And now, just a brief teeny tiny botanical/historical interlude…Mangos belong to the genus Magnifera, grown on fruit trees indigenous to India, where they have been cultivated for thousands of years. Mango variety is enormous, and there are currently 1000+ cultivars. Alphonso mangos are one of the most sought-after and expensive of all mango cultivars. Originally named for Alfonso de Albuquerque, the Portuguese governor of Portuguese India in the early 16th century who used to bring them with him on his travels, the mangos are generally referred to as Aapoos or Haapoos in Asia. Mangos account for half of the worldwide tropical fruit production. Interestingly, mango peel contains urushiol, the same chemical compound that causes contact dermatitis in poison ivy and poison sumac. Mango peel isn’t all bad, however, many of the pigments contain antioxidents.
Back to the pie. In essence, the workflow is very simple. First, you dissolve unflavored gelatin in boiling water (you can use the microwave to boil the water). You then combine the gelatin-water with cream cheese and sour cream, and mix until combined (my pics look a little frothy because I decided to use a hand mixer this time). The heat will in effect melt the cheese and cream, and you will be left with a milk-ish looking liquid. Then you add in the mango pulp from the can, pour into your crusts, top with saran wrap, and pop into the fridge for several hours or overnight. If you want, you can pre-bake your crusts as per the directions on the package (usually this entails brushing it with an egg wash and baking it at 375F for about 5 minutes). This is optional however, and most of the time I don’t bother.
Unsolidified |
Solidified. |
Using a whipped cream or Cool Whip topping is a definite option with this pie.
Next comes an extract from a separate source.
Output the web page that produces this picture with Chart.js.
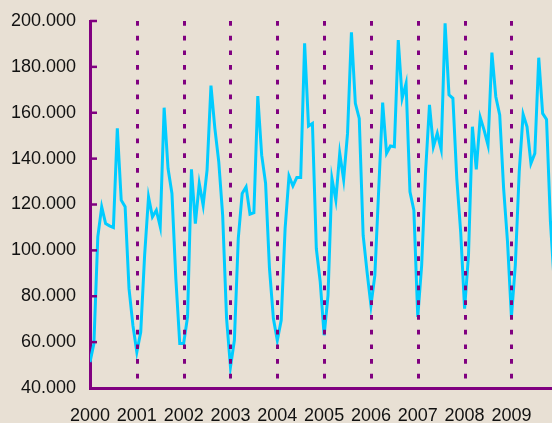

Because I lay saran wrap on it while it is solidifying (to prevent the formation of a skin), the surface isn’t smooth. Whipped cream would “pretty up” the surface of the pie. You can smear it right on top after the pie solidifies and make a mango cream pie. I personally just like to offer it on the side, since I prefer my mango pie slice nekkid. You can also fold in whipped cream or Cool Whip prior to solidifying the pie, but I have a feeling this would mute the mango taste too much for my taste buds.
Ingredients
- 2-3 ready-made graham cracker crusts (6oz, 9oz and/or minis)
- 1 - 30oz can of mango pulp (keep in mind that if the pulp is sweetened, you will not need additional sugar)
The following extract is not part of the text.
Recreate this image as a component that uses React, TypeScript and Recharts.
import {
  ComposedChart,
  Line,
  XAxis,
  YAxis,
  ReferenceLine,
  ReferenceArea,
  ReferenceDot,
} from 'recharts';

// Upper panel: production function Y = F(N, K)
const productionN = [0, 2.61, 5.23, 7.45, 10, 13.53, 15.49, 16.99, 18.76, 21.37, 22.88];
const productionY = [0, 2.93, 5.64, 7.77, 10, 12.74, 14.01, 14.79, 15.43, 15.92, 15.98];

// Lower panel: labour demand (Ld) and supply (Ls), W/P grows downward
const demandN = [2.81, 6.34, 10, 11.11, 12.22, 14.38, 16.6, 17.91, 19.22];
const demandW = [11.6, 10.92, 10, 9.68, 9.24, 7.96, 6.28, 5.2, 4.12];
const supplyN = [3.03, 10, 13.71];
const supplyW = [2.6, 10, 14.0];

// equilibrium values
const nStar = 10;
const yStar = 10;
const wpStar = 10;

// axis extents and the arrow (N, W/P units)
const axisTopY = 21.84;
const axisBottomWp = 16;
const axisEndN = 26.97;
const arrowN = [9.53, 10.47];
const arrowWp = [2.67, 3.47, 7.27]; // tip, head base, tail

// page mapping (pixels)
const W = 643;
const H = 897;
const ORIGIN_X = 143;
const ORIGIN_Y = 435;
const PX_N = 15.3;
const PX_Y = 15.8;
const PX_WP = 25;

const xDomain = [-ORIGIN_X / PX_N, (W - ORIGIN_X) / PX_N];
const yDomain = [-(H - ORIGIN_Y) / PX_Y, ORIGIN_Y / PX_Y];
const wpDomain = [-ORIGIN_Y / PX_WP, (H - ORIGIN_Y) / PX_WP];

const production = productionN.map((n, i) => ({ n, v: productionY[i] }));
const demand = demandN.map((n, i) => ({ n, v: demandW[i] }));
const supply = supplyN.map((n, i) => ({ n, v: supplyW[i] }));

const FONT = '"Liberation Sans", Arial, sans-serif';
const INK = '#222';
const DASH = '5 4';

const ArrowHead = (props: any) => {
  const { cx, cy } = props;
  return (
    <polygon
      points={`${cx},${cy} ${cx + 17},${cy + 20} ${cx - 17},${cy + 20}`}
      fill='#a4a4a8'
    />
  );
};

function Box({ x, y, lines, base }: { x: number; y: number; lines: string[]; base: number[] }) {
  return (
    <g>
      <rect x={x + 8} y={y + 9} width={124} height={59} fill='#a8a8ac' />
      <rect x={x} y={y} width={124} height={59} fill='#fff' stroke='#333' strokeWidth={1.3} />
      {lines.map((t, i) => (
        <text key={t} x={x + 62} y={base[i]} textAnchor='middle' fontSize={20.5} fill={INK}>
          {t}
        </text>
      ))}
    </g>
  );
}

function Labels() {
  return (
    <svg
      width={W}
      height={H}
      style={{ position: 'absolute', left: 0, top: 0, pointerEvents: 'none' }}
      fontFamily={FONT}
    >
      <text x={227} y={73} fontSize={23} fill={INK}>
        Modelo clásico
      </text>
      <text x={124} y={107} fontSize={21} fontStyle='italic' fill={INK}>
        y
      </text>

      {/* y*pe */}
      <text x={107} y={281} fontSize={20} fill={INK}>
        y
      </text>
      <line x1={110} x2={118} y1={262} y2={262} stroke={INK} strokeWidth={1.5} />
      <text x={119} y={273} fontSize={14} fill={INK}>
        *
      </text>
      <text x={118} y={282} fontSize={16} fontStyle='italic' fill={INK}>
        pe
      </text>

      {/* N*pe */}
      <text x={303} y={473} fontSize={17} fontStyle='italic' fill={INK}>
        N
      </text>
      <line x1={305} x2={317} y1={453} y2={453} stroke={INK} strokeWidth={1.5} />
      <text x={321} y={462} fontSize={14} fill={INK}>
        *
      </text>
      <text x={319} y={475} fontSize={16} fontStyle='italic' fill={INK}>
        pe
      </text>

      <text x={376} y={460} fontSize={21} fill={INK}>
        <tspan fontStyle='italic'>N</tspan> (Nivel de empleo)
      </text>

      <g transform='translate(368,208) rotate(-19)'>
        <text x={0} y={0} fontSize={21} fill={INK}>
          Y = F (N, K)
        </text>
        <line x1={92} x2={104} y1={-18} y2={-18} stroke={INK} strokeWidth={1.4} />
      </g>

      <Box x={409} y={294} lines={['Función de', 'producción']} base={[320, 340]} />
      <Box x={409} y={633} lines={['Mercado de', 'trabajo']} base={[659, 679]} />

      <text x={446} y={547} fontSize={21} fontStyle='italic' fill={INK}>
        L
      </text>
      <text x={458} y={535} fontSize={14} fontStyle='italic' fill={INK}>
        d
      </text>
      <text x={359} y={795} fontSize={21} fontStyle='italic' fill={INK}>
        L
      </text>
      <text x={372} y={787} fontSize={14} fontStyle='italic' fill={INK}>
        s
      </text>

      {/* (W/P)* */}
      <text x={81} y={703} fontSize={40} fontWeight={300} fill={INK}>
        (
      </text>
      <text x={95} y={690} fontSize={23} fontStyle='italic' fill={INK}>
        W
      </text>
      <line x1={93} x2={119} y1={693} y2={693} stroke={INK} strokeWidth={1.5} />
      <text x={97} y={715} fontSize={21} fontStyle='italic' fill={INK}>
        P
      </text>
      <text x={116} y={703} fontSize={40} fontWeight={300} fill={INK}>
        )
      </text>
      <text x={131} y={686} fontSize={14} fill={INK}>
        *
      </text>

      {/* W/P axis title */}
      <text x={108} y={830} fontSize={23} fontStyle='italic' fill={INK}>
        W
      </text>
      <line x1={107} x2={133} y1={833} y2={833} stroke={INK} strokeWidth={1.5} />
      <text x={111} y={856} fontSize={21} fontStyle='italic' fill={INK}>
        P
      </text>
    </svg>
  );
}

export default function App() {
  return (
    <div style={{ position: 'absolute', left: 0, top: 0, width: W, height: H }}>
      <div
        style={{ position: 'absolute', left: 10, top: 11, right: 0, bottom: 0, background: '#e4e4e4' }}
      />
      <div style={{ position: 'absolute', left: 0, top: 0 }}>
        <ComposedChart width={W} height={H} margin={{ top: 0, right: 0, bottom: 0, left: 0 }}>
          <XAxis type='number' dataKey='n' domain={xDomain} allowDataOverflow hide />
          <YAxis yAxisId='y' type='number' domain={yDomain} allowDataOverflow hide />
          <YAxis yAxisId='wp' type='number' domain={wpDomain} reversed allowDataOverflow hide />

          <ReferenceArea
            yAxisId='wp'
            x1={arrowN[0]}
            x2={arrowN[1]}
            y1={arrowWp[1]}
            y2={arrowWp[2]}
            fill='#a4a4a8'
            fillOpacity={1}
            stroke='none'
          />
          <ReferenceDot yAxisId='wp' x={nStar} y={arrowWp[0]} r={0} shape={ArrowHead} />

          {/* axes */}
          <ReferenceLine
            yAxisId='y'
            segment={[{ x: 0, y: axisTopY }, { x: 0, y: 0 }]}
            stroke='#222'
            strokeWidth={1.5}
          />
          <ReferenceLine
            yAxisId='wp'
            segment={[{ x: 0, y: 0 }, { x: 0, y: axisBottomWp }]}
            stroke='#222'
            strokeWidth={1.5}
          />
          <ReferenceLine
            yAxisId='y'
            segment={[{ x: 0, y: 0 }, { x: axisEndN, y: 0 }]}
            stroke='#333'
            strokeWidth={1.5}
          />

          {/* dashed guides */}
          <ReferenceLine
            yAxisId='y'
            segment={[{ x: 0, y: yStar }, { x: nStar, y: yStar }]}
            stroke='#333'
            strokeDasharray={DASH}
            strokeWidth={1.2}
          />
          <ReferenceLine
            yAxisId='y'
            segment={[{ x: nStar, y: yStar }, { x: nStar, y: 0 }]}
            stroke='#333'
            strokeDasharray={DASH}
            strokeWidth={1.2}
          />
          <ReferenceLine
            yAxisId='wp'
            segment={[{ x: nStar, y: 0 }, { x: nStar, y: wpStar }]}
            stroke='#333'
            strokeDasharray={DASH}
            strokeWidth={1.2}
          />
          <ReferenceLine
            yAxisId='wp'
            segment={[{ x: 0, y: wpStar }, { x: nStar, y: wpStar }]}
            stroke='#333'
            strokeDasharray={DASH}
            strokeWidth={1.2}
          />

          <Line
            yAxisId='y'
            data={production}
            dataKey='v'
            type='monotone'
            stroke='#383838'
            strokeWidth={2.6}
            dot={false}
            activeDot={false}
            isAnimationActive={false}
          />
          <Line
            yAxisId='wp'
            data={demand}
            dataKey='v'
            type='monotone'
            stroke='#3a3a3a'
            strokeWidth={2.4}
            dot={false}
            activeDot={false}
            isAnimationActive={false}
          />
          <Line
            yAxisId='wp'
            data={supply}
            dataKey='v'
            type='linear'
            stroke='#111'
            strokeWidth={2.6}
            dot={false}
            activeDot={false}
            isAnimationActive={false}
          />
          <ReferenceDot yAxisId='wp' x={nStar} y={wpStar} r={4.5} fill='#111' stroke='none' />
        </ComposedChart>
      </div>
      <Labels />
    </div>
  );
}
- 1 - 8oz block of cream cheese, softened
- ½ C sour cream
- 3 packets unflavored gelatin
- 2 C boiling water
- Whipped cream or Cool Whip (optional)
Directions
- Pre-bake the graham crusts if desired, and let cool.
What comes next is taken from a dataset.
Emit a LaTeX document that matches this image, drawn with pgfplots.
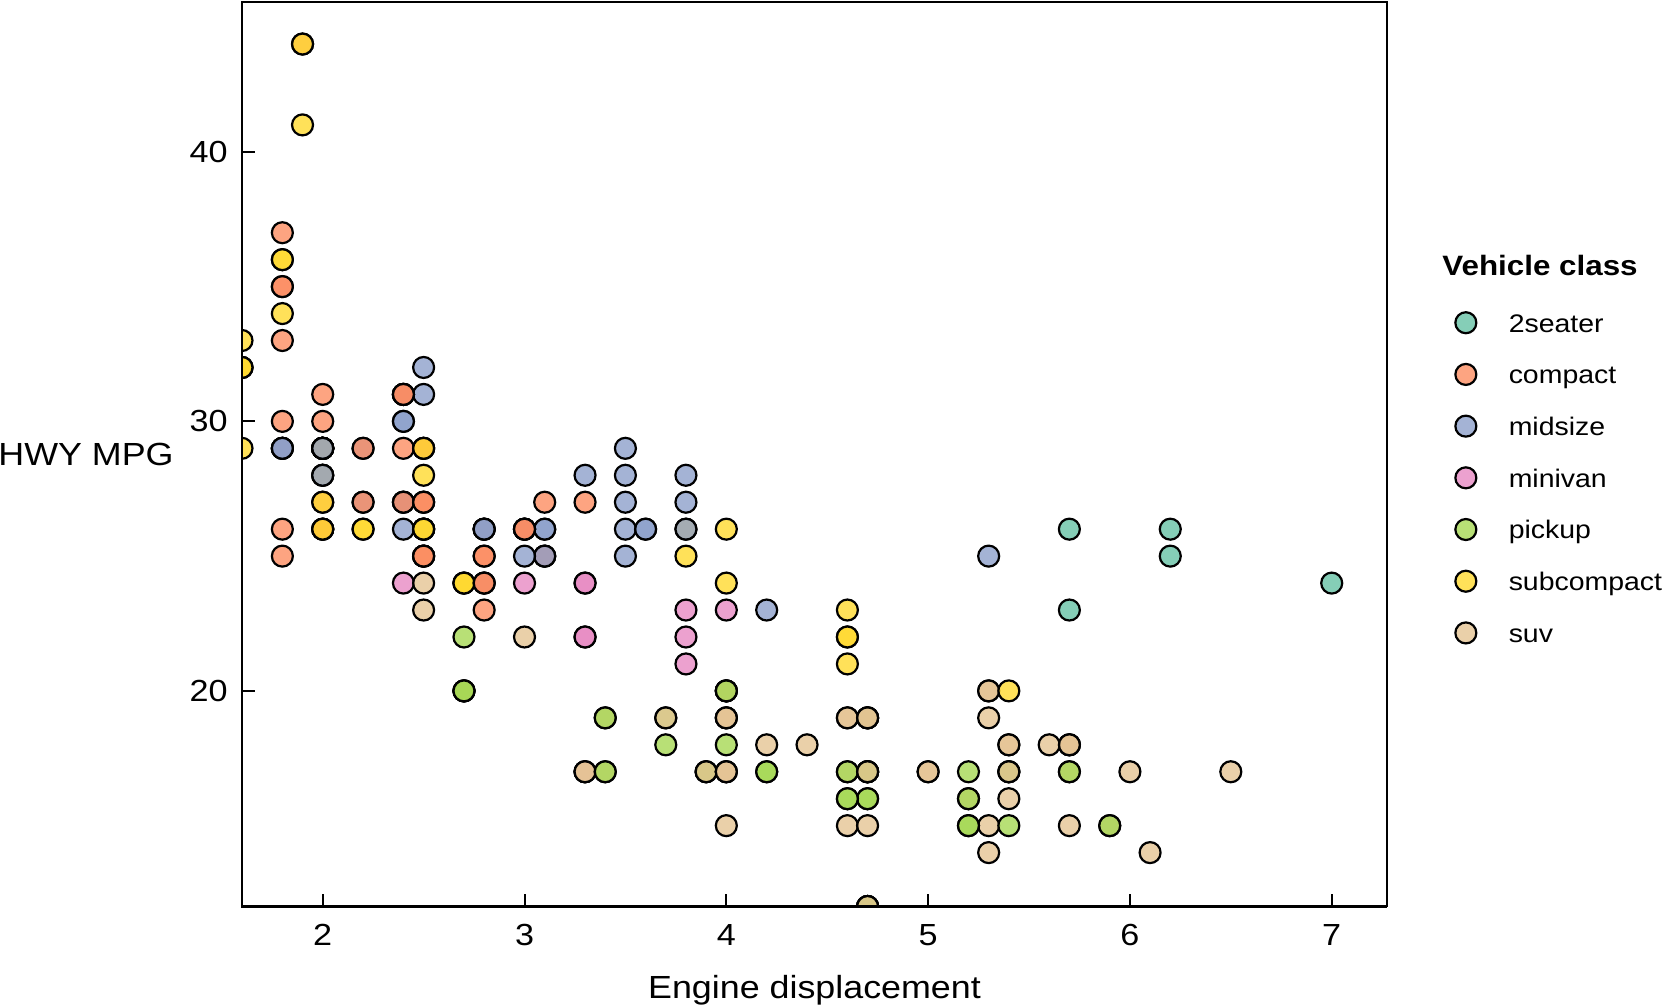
\documentclass[border=0pt]{standalone}
\usepackage{pgfplots}
\pgfplotsset{compat=1.18}
\usepackage{pgfplotstable}
\usepackage{fontspec}
\setmainfont{Liberation Sans}[FakeStretch=1.12]
\definecolor{ctwo}{HTML}{66C2A5}
\definecolor{ccomp}{HTML}{FC8D62}
\definecolor{cmid}{HTML}{8DA0CB}
\definecolor{cmini}{HTML}{E78AC3}
\definecolor{cpick}{HTML}{A6D854}
\definecolor{csub}{HTML}{FFD92F}
\definecolor{csuv}{HTML}{E5C494}
\pgfplotstableread{
x y c
1.8 29 compact
1.8 29 compact
2.0 31 compact
2.0 30 compact
2.8 26 compact
2.8 26 compact
3.1 27 compact
1.8 26 compact
1.8 25 compact
2.0 28 compact
2.0 27 compact
2.8 25 compact
2.8 25 compact
3.1 25 compact
3.1 25 compact
2.8 24 midsize
3.1 25 midsize
4.2 23 midsize
5.3 20 suv
5.3 15 suv
5.3 20 suv
5.7 17 suv
6.0 17 suv
5.7 26 twoseater
5.7 23 twoseater
6.2 26 twoseater
6.2 25 twoseater
7.0 24 twoseater
5.3 19 suv
5.3 14 suv
5.7 15 suv
6.5 17 suv
2.4 27 midsize
2.4 30 midsize
3.1 26 midsize
3.5 29 midsize
3.6 26 midsize
2.4 24 minivan
3.0 24 minivan
3.3 22 minivan
3.3 22 minivan
3.3 24 minivan
3.3 24 minivan
3.3 17 minivan
3.8 22 minivan
3.8 21 minivan
3.8 23 minivan
4.0 23 minivan
3.7 19 pickup
3.7 18 pickup
3.9 17 pickup
3.9 17 pickup
4.7 19 pickup
4.7 19 pickup
4.7 12 pickup
5.2 17 pickup
5.2 15 pickup
3.9 17 suv
4.7 17 suv
4.7 12 suv
4.7 17 suv
5.2 16 suv
5.7 18 suv
5.9 15 suv
4.7 16 pickup
4.7 12 pickup
4.7 17 pickup
4.7 17 pickup
4.7 16 pickup
4.7 12 pickup
5.2 15 pickup
5.2 16 pickup
5.7 17 pickup
5.9 15 pickup
4.6 17 suv
5.4 17 suv
5.4 18 suv
4.0 17 suv
4.0 19 suv
4.0 17 suv
4.0 19 suv
4.6 19 suv
5.0 17 suv
4.2 17 pickup
4.2 17 pickup
4.6 16 pickup
4.6 16 pickup
4.6 17 pickup
5.4 15 pickup
5.4 17 pickup
3.8 26 subcompact
3.8 25 subcompact
4.0 26 subcompact
4.0 24 subcompact
4.6 21 subcompact
4.6 22 subcompact
4.6 23 subcompact
4.6 22 subcompact
5.4 20 subcompact
1.6 33 subcompact
1.6 32 subcompact
1.6 32 subcompact
1.6 29 subcompact
1.6 32 subcompact
1.8 34 subcompact
1.8 36 subcompact
1.8 36 subcompact
2.0 29 subcompact
2.4 26 midsize
2.4 27 midsize
2.4 30 midsize
2.4 31 midsize
2.5 26 midsize
2.5 26 midsize
3.3 28 midsize
2.0 26 subcompact
2.0 29 subcompact
2.0 28 subcompact
2.0 27 subcompact
2.7 24 subcompact
2.7 24 subcompact
2.7 24 subcompact
3.0 22 suv
3.7 19 suv
4.0 20 suv
4.7 17 suv
4.7 12 suv
4.7 19 suv
5.7 18 suv
6.1 14 suv
4.0 15 suv
4.2 18 suv
4.4 18 suv
4.6 15 suv
5.4 17 suv
5.4 16 suv
5.4 18 suv
4.0 17 suv
4.0 19 suv
4.6 19 suv
5.0 17 suv
2.4 29 compact
2.4 27 compact
2.5 31 midsize
2.5 32 midsize
3.5 27 midsize
3.5 26 midsize
3.0 26 midsize
3.0 25 midsize
3.5 25 midsize
3.3 17 suv
3.3 17 suv
4.0 20 suv
5.6 18 suv
3.1 26 midsize
3.8 26 midsize
3.8 27 midsize
3.8 28 midsize
5.3 25 midsize
2.5 25 suv
2.5 24 suv
2.5 27 suv
2.5 25 suv
2.5 26 suv
2.5 23 suv
2.2 26 subcompact
2.2 26 subcompact
2.5 26 subcompact
2.5 26 subcompact
2.5 27 compact
2.5 25 compact
2.5 27 compact
2.5 25 compact
2.7 20 suv
2.7 20 suv
3.4 19 suv
3.4 17 suv
4.0 20 suv
4.7 19 suv
2.2 27 midsize
2.2 29 midsize
2.4 31 midsize
2.4 31 midsize
3.0 26 midsize
3.0 26 midsize
3.5 28 midsize
2.2 27 compact
2.2 29 compact
2.4 31 compact
2.4 31 compact
3.0 26 compact
3.0 26 compact
3.3 27 compact
1.8 30 compact
1.8 33 compact
1.8 35 compact
1.8 37 compact
1.8 35 compact
4.7 15 suv
5.7 18 suv
2.7 20 pickup
2.7 20 pickup
2.7 22 pickup
3.4 17 pickup
3.4 19 pickup
4.0 18 pickup
4.0 20 pickup
2.0 29 compact
2.0 26 compact
2.0 29 compact
2.0 29 compact
2.8 24 compact
1.9 44 compact
2.0 29 compact
2.0 26 compact
2.0 29 compact
2.0 29 compact
2.5 29 compact
2.5 29 compact
2.8 23 compact
2.8 24 compact
1.9 44 subcompact
1.9 41 subcompact
2.0 29 subcompact
2.0 26 subcompact
2.5 28 subcompact
2.5 29 subcompact
1.8 29 midsize
1.8 29 midsize
2.0 28 midsize
2.0 29 midsize
2.8 26 midsize
2.8 26 midsize
3.6 26 midsize
}\mpg
\tikzset{dotmark/.style={mark=*, draw=black, line width=1.1pt, fill opacity=0.8, fill=#1}}
\begin{document}
\begin{tikzpicture}
\useasboundingbox (0pt,0pt) rectangle (832.5pt,-503pt);
\clip (0pt,0pt) rectangle (832.5pt,-503pt);
\begin{axis}[
  at={(121pt,-453.25pt)}, anchor=south west,
  width=572.5pt, height=452.25pt, scale only axis,
  xmin=1.6, xmax=7.274, ymin=12, ymax=45.56,
  clip marker paths=true,
  xtick={2,3,4,5,6,7}, ytick={20,30,40},
  tick pos=left,
  tick align=inside, major tick length=6.5pt,
  tick style={line width=1pt, black},
  axis line style={line width=0.75pt},
  /pgf/number format/assume math mode=true,
  ticklabel style={font=\fontsize{15.25}{15.25}\selectfont, inner sep=0pt},
  xticklabel style={anchor=base, yshift=-19.25pt},
  yticklabel style={anchor=east, xshift=-7pt},
  xlabel={Engine displacement},
  ylabel={HWY MPG},
  label style={font=\fontsize{16}{16}\selectfont, inner sep=0pt},
  xlabel style={at={(axis description cs:0.5,0)}, anchor=base, yshift=-45.75pt},
  ylabel style={rotate=-90, at={(axis description cs:0,0.5)}, anchor=east, xshift=-34pt},
  mark size=5.25pt,
  legend style={at={(axis description cs:1.0597,0.6637)}, anchor=north west,
    draw=none, fill=none, inner sep=0pt, outer sep=0pt, row sep=0pt, column sep=16.2pt,
    font=\fontsize{12.7}{12.7}\selectfont,
    nodes={inner sep=0pt, text height=12.925pt, text depth=12.925pt}},
  legend cell align=left,
  legend image code/.code={\draw[#1] plot coordinates {(0pt,4.65pt)};},
  scatter/classes={
    twoseater={dotmark=ctwo},
    compact={dotmark=ccomp},
    midsize={dotmark=cmid},
    minivan={dotmark=cmini},
    pickup={dotmark=cpick},
    subcompact={dotmark=csub},
    suv={dotmark=csuv}},
]
\addplot[scatter, only marks, scatter src=explicit symbolic] table[x=x, y=y, meta=c] {\mpg};
\legend{2seater,compact,midsize,minivan,pickup,subcompact,suv}
\end{axis}
\draw[line width=1.1pt] (121pt,-1pt) -- (121pt,-453.25pt) -- (693.5pt,-453.25pt);
\node[anchor=base west, inner sep=0pt, font=\fontsize{14}{14}\selectfont\bfseries] at (721pt,-137.5pt) {Vehicle class};
\end{tikzpicture}
\end{document}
- Melt the gelatin in boiling water until dissolved (can use microwave to boil the water, mine took about 3 minutes)
- Combine the cream cheese and sour cream in a bowl, and mix until combined (you can use a stand or hand mixer. There will be froth…don’t worry about it…)
- Add the gelatin-water mixture to the cream mixture and mix until combined
- Add in the mango pulp and mix until combined. At this point, it is easy to do by hand, which will also take care of some of the froth
- Pour filling into the crusts, and lay saran wrap over the top, touching the liquid. This is to prevent a skin. I’m not really sure if there is enough dairy in this pie to form a skin, but I am taking nooooo chances!
- Place filled crusts in refrigerator for at least several hours or overnight.
When the pie has solidified and chilled, slice it up and serve it! This pie is light, fresh, and delicious. I frequently bring it to places and get dubious looks when I tell people that it is a mango pie, but those suspicious looks always disappear when they taste it. People always request the recipe which, by my standards, is the surest way to know something is really being enjoyed!!